In beiden Fällen hatten die Verteidiger versucht, auf Verhandlungsunfähigkeit ihrer Mandanten zu plädieren, waren jedoch von den Gerichten abgewiesen worden. Die Verhandlungstage werden verkürzt und mit Pausen abgehalten, wie es auch im Lüneburger Prozess, der mit der Verurteilung Grönings endete, der Fall war.

befangenheit Allerdings reichte der Schweriner Oberstaatsanwalt Hans Förster im Fall Hubert Z. in einer ungewöhnlichen Maßnahme einen Befangenheitsantrag gegen den Vorsitzenden Richter ein, dem sich auch Nebenklagevertreter Cornelius Nestler anschloss: Der Eindruck sei entstanden, das Gericht wolle das Verfahren so schnell wie möglich einstellen. Das zeige sich an der fehlenden Zulassung von Nebenklägern und der Weigerung des Gerichtes, selbst Beweismittel hinzuzuziehen. Das Landgericht Neubrandenburg prüft den Antrag, wollte aber keine weitere Stellung nehmen.

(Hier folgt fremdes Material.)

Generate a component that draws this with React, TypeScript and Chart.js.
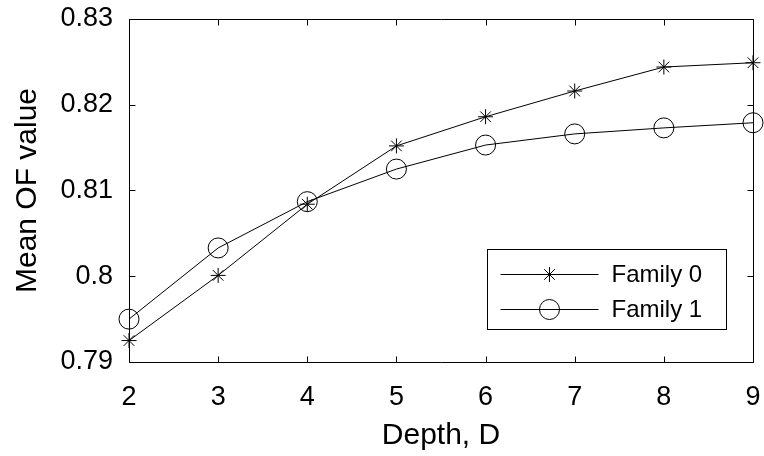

Diese Vorgänge nennt Christoph Heubner »äußerst bedenklich«. Die Verfahren seien schließlich neben einer Erzählung aus der Vergangenheit stets auch ein Spiegelbild aktueller deutscher Befindlichkeiten.

Zwei weitere Gerichtsverfahren stehen kurz vor der Aufnahme in den kommenden Wochen. In Hanau muss sich der 93-jährige ehemalige SS-Wachmann Ernst T. wegen Beihilfe zum Mord verantworten. In Kiel könnte es für die 91-jährige Helma M. zum Prozess kommen. Sie hatte in Auschwitz als Funkerin der Kommandantur gearbeitet. Beide Anklagen müssten aufgrund des Alters zur Tatzeit vor der Jugendkammer verhandelt werden.